> [GIVEN MATERIAL]
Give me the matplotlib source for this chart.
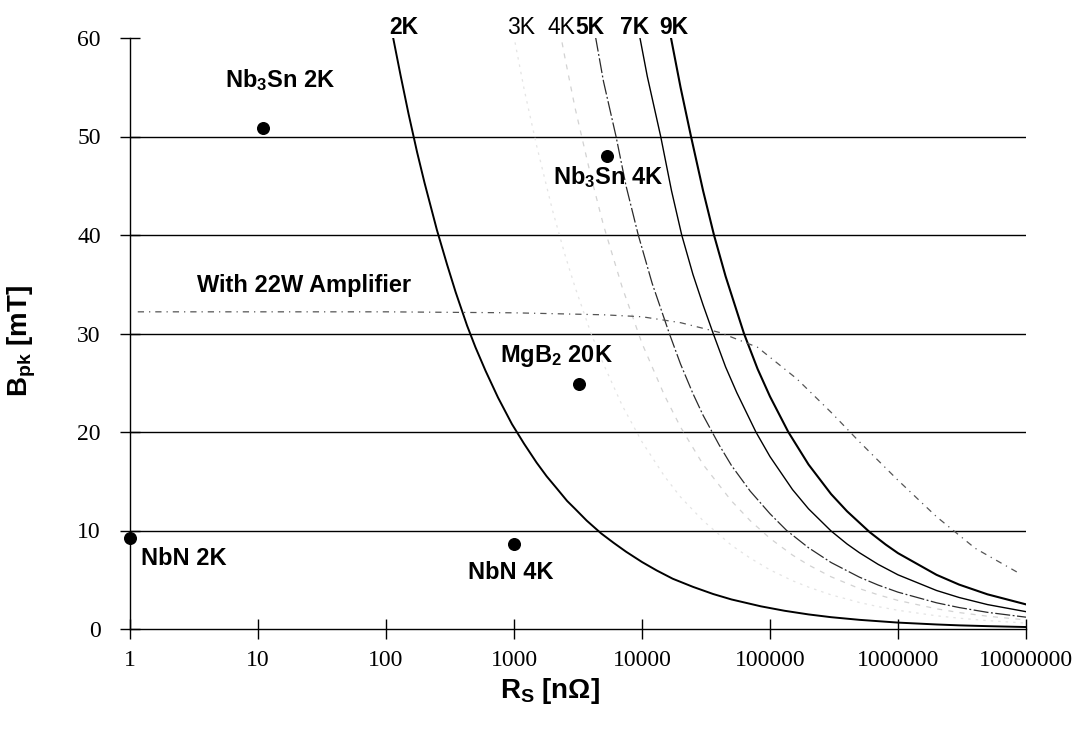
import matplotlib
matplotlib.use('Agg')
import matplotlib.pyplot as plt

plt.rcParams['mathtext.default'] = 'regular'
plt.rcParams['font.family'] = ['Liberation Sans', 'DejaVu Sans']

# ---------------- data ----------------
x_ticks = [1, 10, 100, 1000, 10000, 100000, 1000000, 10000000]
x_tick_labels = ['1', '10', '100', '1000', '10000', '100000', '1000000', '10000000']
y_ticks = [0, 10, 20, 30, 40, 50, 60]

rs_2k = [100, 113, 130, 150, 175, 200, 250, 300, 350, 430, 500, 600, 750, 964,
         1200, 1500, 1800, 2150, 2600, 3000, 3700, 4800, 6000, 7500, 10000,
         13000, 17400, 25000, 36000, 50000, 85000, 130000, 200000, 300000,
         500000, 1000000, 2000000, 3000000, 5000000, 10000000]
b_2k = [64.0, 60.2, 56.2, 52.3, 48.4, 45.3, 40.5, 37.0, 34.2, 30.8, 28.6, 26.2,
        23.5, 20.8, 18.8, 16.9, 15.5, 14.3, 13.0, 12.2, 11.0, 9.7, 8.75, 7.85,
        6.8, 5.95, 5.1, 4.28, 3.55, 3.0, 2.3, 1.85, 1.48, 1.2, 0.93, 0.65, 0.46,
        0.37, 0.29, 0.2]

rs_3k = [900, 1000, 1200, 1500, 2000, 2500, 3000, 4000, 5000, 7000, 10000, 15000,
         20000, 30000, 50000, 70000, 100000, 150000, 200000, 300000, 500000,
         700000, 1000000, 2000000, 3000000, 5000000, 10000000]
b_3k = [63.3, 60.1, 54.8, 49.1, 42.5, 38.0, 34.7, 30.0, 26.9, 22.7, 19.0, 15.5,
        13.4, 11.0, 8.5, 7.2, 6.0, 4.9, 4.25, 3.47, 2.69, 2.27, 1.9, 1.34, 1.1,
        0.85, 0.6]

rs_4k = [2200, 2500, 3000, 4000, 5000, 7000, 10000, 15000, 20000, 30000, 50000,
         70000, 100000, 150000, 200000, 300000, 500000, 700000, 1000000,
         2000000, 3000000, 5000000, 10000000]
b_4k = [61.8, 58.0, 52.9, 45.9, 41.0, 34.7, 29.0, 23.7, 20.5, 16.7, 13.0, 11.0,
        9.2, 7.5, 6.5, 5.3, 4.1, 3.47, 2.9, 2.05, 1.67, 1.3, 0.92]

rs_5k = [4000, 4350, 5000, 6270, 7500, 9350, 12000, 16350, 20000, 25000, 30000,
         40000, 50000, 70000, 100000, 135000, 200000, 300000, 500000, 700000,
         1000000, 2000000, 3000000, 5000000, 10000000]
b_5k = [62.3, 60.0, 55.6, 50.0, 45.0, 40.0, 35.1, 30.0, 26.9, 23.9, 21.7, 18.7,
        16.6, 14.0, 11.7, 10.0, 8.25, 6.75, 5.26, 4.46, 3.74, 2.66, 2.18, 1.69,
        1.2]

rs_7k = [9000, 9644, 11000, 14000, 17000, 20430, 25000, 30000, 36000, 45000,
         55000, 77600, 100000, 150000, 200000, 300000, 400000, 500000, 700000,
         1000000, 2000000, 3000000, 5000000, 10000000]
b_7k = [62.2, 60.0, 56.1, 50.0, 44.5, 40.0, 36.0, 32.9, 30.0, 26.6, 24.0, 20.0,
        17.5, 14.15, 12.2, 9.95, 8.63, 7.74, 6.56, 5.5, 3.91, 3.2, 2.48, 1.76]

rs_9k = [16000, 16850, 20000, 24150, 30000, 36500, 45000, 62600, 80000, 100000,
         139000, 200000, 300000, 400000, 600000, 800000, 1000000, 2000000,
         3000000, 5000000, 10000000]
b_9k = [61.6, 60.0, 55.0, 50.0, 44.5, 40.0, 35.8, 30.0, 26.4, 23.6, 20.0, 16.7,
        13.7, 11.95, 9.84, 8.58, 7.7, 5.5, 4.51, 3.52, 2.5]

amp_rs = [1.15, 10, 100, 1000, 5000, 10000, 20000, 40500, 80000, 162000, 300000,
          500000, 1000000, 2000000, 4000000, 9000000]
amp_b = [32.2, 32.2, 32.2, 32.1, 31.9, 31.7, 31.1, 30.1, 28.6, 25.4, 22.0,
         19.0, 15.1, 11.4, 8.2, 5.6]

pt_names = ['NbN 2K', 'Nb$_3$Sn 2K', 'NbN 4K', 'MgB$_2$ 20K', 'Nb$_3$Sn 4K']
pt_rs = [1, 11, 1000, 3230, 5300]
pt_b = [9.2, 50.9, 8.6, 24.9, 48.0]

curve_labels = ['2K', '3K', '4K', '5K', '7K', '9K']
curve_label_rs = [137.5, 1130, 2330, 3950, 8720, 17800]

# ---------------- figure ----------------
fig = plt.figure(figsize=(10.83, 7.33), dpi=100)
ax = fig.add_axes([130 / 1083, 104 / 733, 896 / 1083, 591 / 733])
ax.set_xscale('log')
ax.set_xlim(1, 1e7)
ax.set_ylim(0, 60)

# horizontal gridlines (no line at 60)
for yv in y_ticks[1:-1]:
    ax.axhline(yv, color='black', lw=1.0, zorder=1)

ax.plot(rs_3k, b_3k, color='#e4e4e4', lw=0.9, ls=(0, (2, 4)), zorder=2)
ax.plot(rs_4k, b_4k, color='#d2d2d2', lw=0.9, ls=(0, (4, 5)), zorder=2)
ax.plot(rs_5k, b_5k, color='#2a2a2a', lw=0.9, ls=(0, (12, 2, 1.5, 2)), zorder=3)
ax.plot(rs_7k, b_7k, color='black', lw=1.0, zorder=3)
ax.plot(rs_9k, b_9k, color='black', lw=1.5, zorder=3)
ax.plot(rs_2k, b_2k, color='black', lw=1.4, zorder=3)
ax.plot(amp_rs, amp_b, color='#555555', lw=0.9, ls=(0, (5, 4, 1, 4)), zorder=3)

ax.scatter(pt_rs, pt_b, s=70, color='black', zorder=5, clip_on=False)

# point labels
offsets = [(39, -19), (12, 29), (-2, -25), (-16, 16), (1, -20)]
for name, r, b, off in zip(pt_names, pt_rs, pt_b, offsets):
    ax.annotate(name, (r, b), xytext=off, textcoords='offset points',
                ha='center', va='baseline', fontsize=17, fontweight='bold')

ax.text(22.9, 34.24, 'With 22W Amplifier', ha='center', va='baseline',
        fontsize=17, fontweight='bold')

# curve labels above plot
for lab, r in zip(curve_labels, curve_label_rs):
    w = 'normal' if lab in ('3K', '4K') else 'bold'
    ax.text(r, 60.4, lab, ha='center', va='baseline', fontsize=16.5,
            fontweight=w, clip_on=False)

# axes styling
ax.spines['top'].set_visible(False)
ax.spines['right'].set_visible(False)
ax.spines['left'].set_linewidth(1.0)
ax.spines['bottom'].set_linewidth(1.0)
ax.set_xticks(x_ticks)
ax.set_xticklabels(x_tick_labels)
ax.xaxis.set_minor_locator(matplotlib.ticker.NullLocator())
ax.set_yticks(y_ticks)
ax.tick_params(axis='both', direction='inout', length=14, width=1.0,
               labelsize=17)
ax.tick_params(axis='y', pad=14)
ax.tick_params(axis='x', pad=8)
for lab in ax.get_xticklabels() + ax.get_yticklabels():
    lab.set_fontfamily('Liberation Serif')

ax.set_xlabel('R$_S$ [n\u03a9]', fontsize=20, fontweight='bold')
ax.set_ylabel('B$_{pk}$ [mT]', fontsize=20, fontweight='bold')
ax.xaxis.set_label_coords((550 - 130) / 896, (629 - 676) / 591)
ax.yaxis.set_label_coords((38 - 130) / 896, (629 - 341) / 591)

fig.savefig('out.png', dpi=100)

> [WHAT TO PRODUCE]
Everything from the first line to the line with "9.2, 7.5, 6.5, 5.3, 4.1, 3.47, 2.9, 2.05, 1.67, 1.3, 0.92]" must be repeated exactly, and nothing else. Leave the pictures out.

> [TASK RESPONSE]
Give me the matplotlib source for this chart.
import matplotlib
matplotlib.use('Agg')
import matplotlib.pyplot as plt

plt.rcParams['mathtext.default'] = 'regular'
plt.rcParams['font.family'] = ['Liberation Sans', 'DejaVu Sans']

# ---------------- data ----------------
x_ticks = [1, 10, 100, 1000, 10000, 100000, 1000000, 10000000]
x_tick_labels = ['1', '10', '100', '1000', '10000', '100000', '1000000', '10000000']
y_ticks = [0, 10, 20, 30, 40, 50, 60]

rs_2k = [100, 113, 130, 150, 175, 200, 250, 300, 350, 430, 500, 600, 750, 964,
         1200, 1500, 1800, 2150, 2600, 3000, 3700, 4800, 6000, 7500, 10000,
         13000, 17400, 25000, 36000, 50000, 85000, 130000, 200000, 300000,
         500000, 1000000, 2000000, 3000000, 5000000, 10000000]
b_2k = [64.0, 60.2, 56.2, 52.3, 48.4, 45.3, 40.5, 37.0, 34.2, 30.8, 28.6, 26.2,
        23.5, 20.8, 18.8, 16.9, 15.5, 14.3, 13.0, 12.2, 11.0, 9.7, 8.75, 7.85,
        6.8, 5.95, 5.1, 4.28, 3.55, 3.0, 2.3, 1.85, 1.48, 1.2, 0.93, 0.65, 0.46,
        0.37, 0.29, 0.2]

rs_3k = [900, 1000, 1200, 1500, 2000, 2500, 3000, 4000, 5000, 7000, 10000, 15000,
         20000, 30000, 50000, 70000, 100000, 150000, 200000, 300000, 500000,
         700000, 1000000, 2000000, 3000000, 5000000, 10000000]
b_3k = [63.3, 60.1, 54.8, 49.1, 42.5, 38.0, 34.7, 30.0, 26.9, 22.7, 19.0, 15.5,
        13.4, 11.0, 8.5, 7.2, 6.0, 4.9, 4.25, 3.47, 2.69, 2.27, 1.9, 1.34, 1.1,
        0.85, 0.6]

rs_4k = [2200, 2500, 3000, 4000, 5000, 7000, 10000, 15000, 20000, 30000, 50000,
         70000, 100000, 150000, 200000, 300000, 500000, 700000, 1000000,
         2000000, 3000000, 5000000, 10000000]
b_4k = [61.8, 58.0, 52.9, 45.9, 41.0, 34.7, 29.0, 23.7, 20.5, 16.7, 13.0, 11.0,
        9.2, 7.5, 6.5, 5.3, 4.1, 3.47, 2.9, 2.05, 1.67, 1.3, 0.92]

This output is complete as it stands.